TASK DIRECTIONS >> Give every line back verbatim, dropping all images.

DATASET CONTENT >>
+ + + + + + +
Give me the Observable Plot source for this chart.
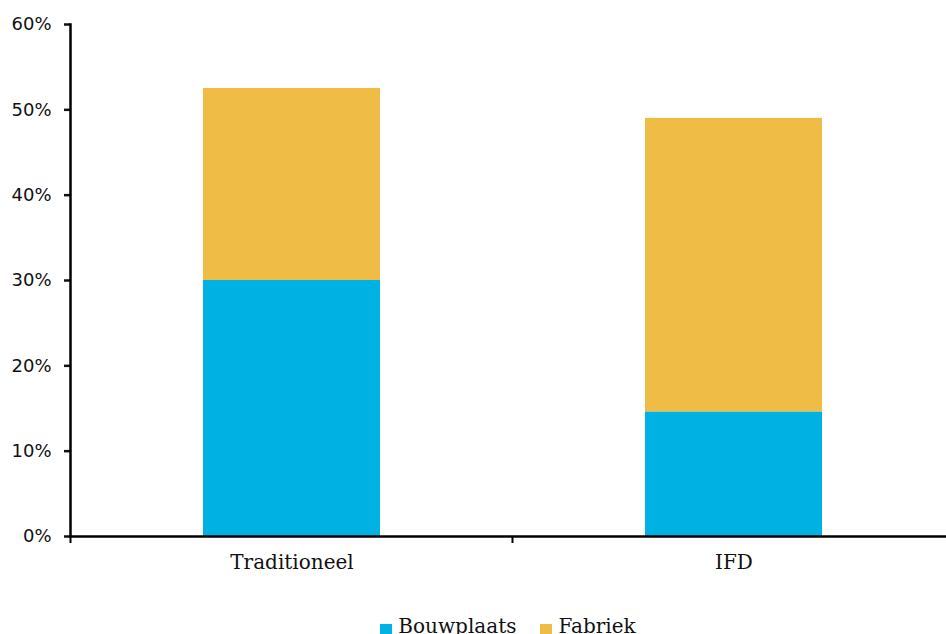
<!DOCTYPE html>
<html>
<head>
<meta charset="utf-8">
<script src="https://cdn.jsdelivr.net/npm/d3@7"></script>
<script src="https://cdn.jsdelivr.net/npm/@observablehq/plot@0.6"></script>
<style>
  html, body { margin: 0; padding: 0; background: #fff; }
  body { width: 946px; height: 634px; overflow: hidden; position: relative; }
  #chart svg { display: block; overflow: visible; }
  #legend {
    position: absolute; left: 70px; width: 876px; top: 614px;
    display: flex; justify-content: center; gap: 24px;
    font-family: "DejaVu Serif", serif; font-size: 20px; color: #111;
  }
  #legend .item { display: flex; align-items: center; gap: 6px; line-height: 24px; }
  #legend .sw { width: 12px; height: 12px; display: inline-block; margin-top: 7px; }
</style>
</head>
<body>
<div id="chart"></div>
<div id="legend"></div>
<script>
// Share of labour hours by location, per building method
const categories = ["Traditioneel", "IFD"];
const seriesNames = ["Bouwplaats", "Fabriek"];
const bouwplaats = [0.30, 0.146];
const fabriek = [0.225, 0.344];
const yTicks = [0, 0.1, 0.2, 0.3, 0.4, 0.5, 0.6];
const seriesColors = ["#00B1E4", "#EFBC45"];

const rows = [];
categories.forEach((c, i) => {
  rows.push({category: c, series: seriesNames[0], value: bouwplaats[i]});
  rows.push({category: c, series: seriesNames[1], value: fabriek[i]});
});

const W = 946, H = 580, axisY0 = 536;

const chart = Plot.plot({
  width: W,
  height: H,
  marginLeft: 70,
  marginRight: 0,
  marginTop: 24,
  marginBottom: H - axisY0,
  style: {background: "#fff", color: "#111"},
  x: {domain: categories, range: [70, 955], paddingInner: 0.6, paddingOuter: 0.3, axis: null},
  y: {domain: [0, 0.6], axis: null},
  color: {domain: seriesNames, range: seriesColors},
  marks: [
    Plot.barY(rows, Plot.stackY({x: "category", y: "value", fill: "series"})),
    Plot.axisY(yTicks, {
      label: null,
      tickSize: 6, tickPadding: 13, strokeWidth: 2.5,
      tickFormat: d => Math.round(d * 100) + "%",
      fontSize: 18, fontFamily: "DejaVu Sans", fill: "#111"
    }),
    Plot.axisX({
      label: null,
      tickSize: 0, tickPadding: 18,
      fontSize: 20, fontFamily: "DejaVu Serif", fill: "#111"
    }),
    Plot.frame({anchor: "left", stroke: "#000", strokeWidth: 2.5}),
    Plot.ruleY([0], {stroke: "#000", strokeWidth: 2.5})
  ]
});

document.getElementById("chart").appendChild(chart);

// Category boundary ticks below the baseline
const xs = chart.scale("x");
const ys = chart.scale("y");
const gap = (xs.step - xs.bandwidth) / 2;
const edges = categories.map(c => xs.apply(c) - gap);
edges.push(xs.apply(categories[categories.length - 1]) + xs.bandwidth + gap);
const y0 = ys.apply(0);
d3.select(chart).append("g")
  .selectAll("line").data(edges).join("line")
  .attr("x1", d => d).attr("x2", d => d)
  .attr("y1", y0).attr("y2", y0 + 7)
  .attr("stroke", "#000").attr("stroke-width", 2);

// Legend
const legend = d3.select("#legend");
seriesNames.forEach((s, i) => {
  const item = legend.append("div").attr("class", "item");
  item.append("span").attr("class", "sw").style("background", seriesColors[i]);
  item.append("span").text(s);
});
</script>
</body>
</html>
+ + + + + + +
SOLUTION TO THIS EXERCISE >>
Give me the Observable Plot source for this chart.
<!DOCTYPE html>
<html>
<head>
<meta charset="utf-8">
<script src="https://cdn.jsdelivr.net/npm/d3@7"></script>
<script src="https://cdn.jsdelivr.net/npm/@observablehq/plot@0.6"></script>
<style>
  html, body { margin: 0; padding: 0; background: #fff; }
  body { width: 946px; height: 634px; overflow: hidden; position: relative; }
  #chart svg { display: block; overflow: visible; }
  #legend {
    position: absolute; left: 70px; width: 876px; top: 614px;
    display: flex; justify-content: center; gap: 24px;
    font-family: "DejaVu Serif", serif; font-size: 20px; color: #111;
  }
  #legend .item { display: flex; align-items: center; gap: 6px; line-height: 24px; }
  #legend .sw { width: 12px; height: 12px; display: inline-block; margin-top: 7px; }
</style>
</head>
<body>
<div id="chart"></div>
<div id="legend"></div>
<script>
// Share of labour hours by location, per building method
const categories = ["Traditioneel", "IFD"];
const seriesNames = ["Bouwplaats", "Fabriek"];
const bouwplaats = [0.30, 0.146];
const fabriek = [0.225, 0.344];
const yTicks = [0, 0.1, 0.2, 0.3, 0.4, 0.5, 0.6];
const seriesColors = ["#00B1E4", "#EFBC45"];

const rows = [];
categories.forEach((c, i) => {
  rows.push({category: c, series: seriesNames[0], value: bouwplaats[i]});
  rows.push({category: c, series: seriesNames[1], value: fabriek[i]});
});

const W = 946, H = 580, axisY0 = 536;

const chart = Plot.plot({
  width: W,
  height: H,
  marginLeft: 70,
  marginRight: 0,
  marginTop: 24,
  marginBottom: H - axisY0,
  style: {background: "#fff", color: "#111"},
  x: {domain: categories, range: [70, 955], paddingInner: 0.6, paddingOuter: 0.3, axis: null},
  y: {domain: [0, 0.6], axis: null},
  color: {domain: seriesNames, range: seriesColors},
  marks: [
    Plot.barY(rows, Plot.stackY({x: "category", y: "value", fill: "series"})),
    Plot.axisY(yTicks, {
      label: null,
      tickSize: 6, tickPadding: 13, strokeWidth: 2.5,
      tickFormat: d => Math.round(d * 100) + "%",
      fontSize: 18, fontFamily: "DejaVu Sans", fill: "#111"
    }),
    Plot.axisX({
      label: null,
      tickSize: 0, tickPadding: 18,
      fontSize: 20, fontFamily: "DejaVu Serif", fill: "#111"
    }),
    Plot.frame({anchor: "left", stroke: "#000", strokeWidth: 2.5}),
    Plot.ruleY([0], {stroke: "#000", strokeWidth: 2.5})
  ]
});

document.getElementById("chart").appendChild(chart);

// Category boundary ticks below the baseline
const xs = chart.scale("x");
const ys = chart.scale("y");
const gap = (xs.step - xs.bandwidth) / 2;
const edges = categories.map(c => xs.apply(c) - gap);
edges.push(xs.apply(categories[categories.length - 1]) + xs.bandwidth + gap);
const y0 = ys.apply(0);
d3.select(chart).append("g")
  .selectAll("line").data(edges).join("line")
  .attr("x1", d => d).attr("x2", d => d)
  .attr("y1", y0).attr("y2", y0 + 7)
  .attr("stroke", "#000").attr("stroke-width", 2);

// Legend
const legend = d3.select("#legend");
seriesNames.forEach((s, i) => {
  const item = legend.append("div").attr("class", "item");
  item.append("span").attr("class", "sw").style("background", seriesColors[i]);
  item.append("span").text(s);
});
</script>
</body>
</html>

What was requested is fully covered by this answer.